We have not yet chosen the programming protocol for the custom FPGA until this point in our script. This is intended to facilitate early and fast design-space exploration before diving into the vast physical optimization space.

To choose the programming protocol and then implement the abstract FPGA architecture with synthesizable RTL, run the following pases:

flow = Flow(

    # This pass chooses the programming protocol, and adds protocol-specific
    # designs into the context
    Materialization("scanchain", chain_width = 1),

    # This pass converts user-defined modules to Verilog modules
    Translation(),

    # Analyze how configurable connections are implemented with switches
    SwitchPathAnnotation(),

    # This pass inserts configuration circuitry into the FPGA
    ProgCircuitryInsertion(),

    # This pass create Verilog rendering tasks in the renderer.
    VerilogCollection('rtl'),
    )

# Run the flow on our context
flow.run(ctx)

After running the flow, all the models and information about our FPGA are stored in the context, and all the file are generated.
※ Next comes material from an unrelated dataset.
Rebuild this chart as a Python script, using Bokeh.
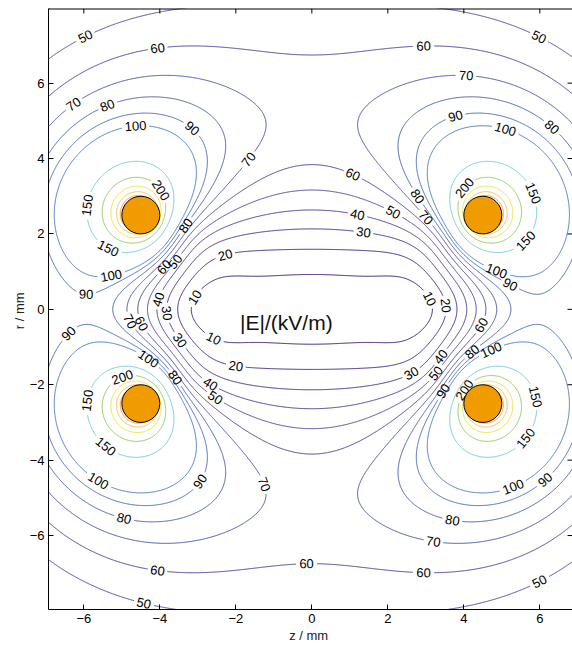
import numpy as np
import contourpy
from bokeh.plotting import figure
from bokeh.models import FixedTicker, Label, ColumnDataSource
from bokeh.embed import file_html
from bokeh.resources import INLINE
from bokeh.core.properties import value

# ---------------- data ----------------
ring_radius = 4.5            # mm  (two charged rings, cross-sections at +-4.5)
ring_heights = [2.5, -2.5]   # mm
section_radius = 0.5         # mm  (conductor cross-section)
field_scale = 2270.0         # kV/m * mm^2
levels = [10, 20, 30, 40, 50, 60, 70, 80, 90, 100, 150, 200, 250, 300, 350, 400, 450]
level_colors = ["#3a1c7c", "#42268a", "#483090", "#4e3a98", "#5646a2", "#4a44a0",
                "#4c54aa", "#4a60b4", "#4a6cbc", "#4a7cc4", "#74ccd8", "#96cc5c",
                "#eae64a", "#fac44a", "#f49a50", "#f27070", "#e63c66"]
tick_values = [-6, -4, -2, 0, 2, 4, 6]
x_label = "z /  mm"
y_label = "r /  mm"
title_text = "|E|/(kV/m)"

# approximate contour-label spots (level, z, r)
label_hints = [
    (50, -6.01, 7.32), (60, -4.06, 6.98), (70, -6.30, 5.49), (80, -5.40, 5.46),
    (100, -4.64, 4.88), (90, -3.24, 4.69), (70, -1.88, 4.14), (200, -4.06, 3.10),
    (150, -5.96, 2.76), (150, -5.35, 1.64), (80, -3.40, 2.28), (50, -3.90, 1.51),
    (60, -4.03, 1.25), (100, -5.30, 1.03), (90, -5.93, 0.61), (40, -4.19, 0.32),
    (30, -3.93, -0.11), (10, -3.14, 0.37), (70, -4.96, -0.40), (60, -4.70, -0.48),
    (90, -6.30, -0.74), (30, -3.53, -0.87), (100, -4.38, -1.43), (80, -3.77, -1.94),
    (200, -4.96, -1.88), (150, -5.96, -2.41), (20, -2.29, 1.51), (20, -2.01, -1.56),
    (10, -2.61, -0.85), (40, -2.74, -2.10), (50, -2.58, -2.41),
    (150, -5.48, -3.69), (100, -5.64, -4.59), (90, -3.06, -4.48), (70, -1.69, -4.80),
    (80, -4.96, -5.60), (60, -4.06, -6.98), (50, -4.43, -7.80),
    (60, 1.17, 3.77), (40, 1.23, 2.63), (30, 1.36, 2.12), (50, 2.20, 2.68),
    (60, -0.14, -7.11),
    (60, 2.94, 6.95), (50, 6.02, 7.32), (70, 4.07, 6.21), (90, 3.78, 5.09),
    (100, 5.10, 4.80), (80, 6.36, 4.88), (80, 2.91, 3.08), (200, 4.10, 3.16),
    (150, 5.89, 3.10), (70, 3.07, 2.49), (150, 5.62, 1.83), (100, 4.89, 1.09),
    (90, 5.28, 0.77), (10, 3.12, 0.29), (20, 3.57, 0.11), (60, 4.57, -0.48),
    (80, 4.30, -1.22), (100, 4.76, -1.17), (30, 2.65, -1.75), (40, 3.47, -1.33),
    (50, 3.33, -1.75), (90, 3.51, -2.20), (200, 4.10, -2.20), (150, 5.89, -2.33),
    (150, 5.68, -3.47), (100, 5.31, -4.72), (90, 6.15, -4.54), (80, 3.70, -5.54),
    (70, 3.20, -6.13), (60, 2.94, -6.98), (50, 6.02, -7.27),
]

# ---------------- layout ----------------
WIDTH, HEIGHT = 572, 646
BORDER_L, BORDER_T, BORDER_B = 48, 8, 37
FRAME_W, FRAME_H = WIDTH - BORDER_L, HEIGHT - BORDER_T - BORDER_B
X0, X1 = -6.93, -6.93 + FRAME_W / 38.0
Y1 = 7.98
Y0 = Y1 - FRAME_H / 37.7
SX = FRAME_W / (X1 - X0)
SY = FRAME_H / (Y1 - Y0)
FONT = "Liberation Sans"
TICK_PX = 5


# ---------------- field of two charged rings ----------------
def ellipke(m):
    a = np.ones_like(m)
    b = np.sqrt(1.0 - m)
    s = 0.5 * m
    w = 0.5
    for _ in range(25):
        c = 0.5 * (a - b)
        a, b = 0.5 * (a + b), np.sqrt(a * b)
        w *= 2.0
        s = s + w * c * c
    K = np.pi / (2.0 * a)
    return K, K * (1.0 - s)


def ring_field(x, y, a, h):
    rho = np.abs(x)
    zeta = y - h
    D1 = (a + rho) ** 2 + zeta ** 2
    D2 = (a - rho) ** 2 + zeta ** 2 + 1e-12
    m = np.clip(4 * a * rho / D1, 0.0, 1 - 1e-12)
    K, E = ellipke(m)
    sq = np.sqrt(D1)
    Ez = 2.0 / np.pi * zeta * E / (sq * D2)
    safe = np.where(rho > 1e-9, rho, 1.0)
    Er = np.where(rho > 1e-9,
                  (K - (a * a - rho * rho + zeta * zeta) / D2 * E) / (np.pi * safe * sq), 0.0)
    return Er * np.sign(x), Ez


xs = np.linspace(-7.0, 7.0, 701)
ys = np.linspace(-8.0, 8.0, 801)
XX, YY = np.meshgrid(xs, ys)
Ex = np.zeros_like(XX)
Ey = np.zeros_like(XX)
for h in ring_heights:
    ex, ey = ring_field(XX, YY, ring_radius, h)
    Ex += ex
    Ey += ey
Z = field_scale * np.hypot(Ex, Ey)

gen = contourpy.contour_generator(xs, ys, Z, line_type="Separate")
paths = {lev: [np.asarray(p) for p in gen.lines(lev) if len(p) > 1] for lev in levels}

# ---------------- contour labels ----------------
lab_x, lab_y, lab_t, lab_a = [], [], [], []
gaps = {lev: [] for lev in levels}
for lev, hx, hy in label_hints:
    best = None
    for pi, P in enumerate(paths.get(lev, [])):
        d = np.hypot((P[:, 0] - hx) * SX, (P[:, 1] - hy) * SY)
        i = int(np.argmin(d))
        if best is None or d[i] < best[0]:
            best = (d[i], pi, i)
    if best is None or best[0] > 25:
        continue
    _, pi, i = best
    P = paths[lev][pi]
    n = len(P)
    i0, i1 = max(i - 4, 0), min(i + 4, n - 1)
    dx = (P[i1, 0] - P[i0, 0]) * SX
    dy = (P[i1, 1] - P[i0, 1]) * SY
    ang = np.arctan2(dy, dx)
    if ang > np.pi / 2:
        ang -= np.pi
    elif ang <= -np.pi / 2:
        ang += np.pi
    txt = str(lev)
    lab_x.append(P[i, 0]); lab_y.append(P[i, 1]); lab_t.append(txt); lab_a.append(ang)
    gaps[lev].append((P[i, 0], P[i, 1], len(txt) * 3.7 + 2.5))

seg_x, seg_y, seg_c = [], [], []
for lev, col in zip(levels, level_colors):
    for P in paths[lev]:
        keep = np.ones(len(P), dtype=bool)
        for gx, gy, r in gaps[lev]:
            keep &= np.hypot((P[:, 0] - gx) * SX, (P[:, 1] - gy) * SY) > r
        idx = np.flatnonzero(keep)
        if len(idx) < 2:
            continue
        breaks = np.flatnonzero(np.diff(idx) > 1)
        for run in np.split(idx, breaks + 1):
            if len(run) >= 2:
                seg_x.append(P[run, 0]); seg_y.append(P[run, 1]); seg_c.append(col)

# ---------------- figure ----------------
p = figure(width=WIDTH, height=HEIGHT, x_range=(X0, X1), y_range=(Y0, Y1),
           output_backend="svg", toolbar_location=None,
           min_border_left=BORDER_L, min_border_right=0, min_border_top=BORDER_T,
           min_border_bottom=BORDER_B)
p.grid.visible = False
p.outline_line_color = None
p.background_fill_color = "white"
p.border_fill_color = "white"

p.multi_line(xs="xs", ys="ys", line_color="c", line_width=1,
             source=ColumnDataSource(dict(xs=seg_x, ys=seg_y, c=seg_c)))

p.text(x="x", y="y", text="t", angle="a",
       source=ColumnDataSource(dict(x=lab_x, y=lab_y, t=lab_t, a=lab_a)),
       text_font=value(FONT), text_font_size="13px", text_align="center",
       text_baseline="middle", text_color="black")

cx = [s * ring_radius for h in ring_heights for s in (-1, 1)]
cy = [h for h in ring_heights for s in (-1, 1)]
p.ellipse(x=cx, y=cy, width=2 * section_radius, height=2 * section_radius,
          fill_color="#f09c00", line_color="black", line_width=1)

p.add_layout(Label(x=-0.67, y=-0.34, text=title_text, text_font=FONT, text_font_size="21px",
                   text_align="center", text_baseline="middle", text_color="#111111"))

# top frame edge and inward ticks on the top and right edges
nt = len(tick_values)
p.segment(x0=[X0], y0=[Y1], x1=[X1], y1=[Y1], line_color="black", line_width=2)
p.segment(x0=tick_values, y0=[Y1] * nt, x1=tick_values, y1=[Y1 - TICK_PX / SY] * nt,
          line_color="black", line_width=1)
p.segment(x0=[X1] * nt, y0=tick_values, x1=[X1 - TICK_PX / SX] * nt, y1=tick_values,
          line_color="black", line_width=1)

for ax in (p.xaxis[0], p.yaxis[0]):
    ax.ticker = FixedTicker(ticks=tick_values)
    ax.major_tick_in = TICK_PX
    ax.major_tick_out = 0
    ax.minor_tick_line_color = None
    ax.major_label_text_font = FONT
    ax.major_label_text_font_size = "13px"
    ax.major_label_text_color = "black"
    ax.axis_label_text_font = FONT
    ax.axis_label_text_font_size = "13px"
    ax.axis_label_text_font_style = "normal"
    ax.axis_label_text_color = "#222222"
    ax.axis_line_color = "black"
    ax.major_tick_line_color = "black"
p.xaxis[0].axis_label = x_label
p.yaxis[0].axis_label = y_label
p.xaxis[0].major_label_standoff = 4
p.xaxis[0].axis_label_standoff = 2
p.yaxis[0].major_label_standoff = 4
p.yaxis[0].axis_label_standoff = 0

open("out.html", "w").write(file_html(p, INLINE))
As the final step, we make a persistent copy of the context by pickling it onto the disk. This pickled database will be used by the FPGA implementation toolchain, e.g. the bitstream assembler.

# Pickle the context
ctx.pickle("ctx.pkl")

Run the script

To run this Python script, you first need to enable the PRGA virtual environment (see Run a Quick Test). Then, you may either run the script directly with Python, or run make inside the examples/fpga/scanchain/fle6_N2_mem2K_8x8 directory. You may also copy the script to any directory you like, and simply execute python build.py in there.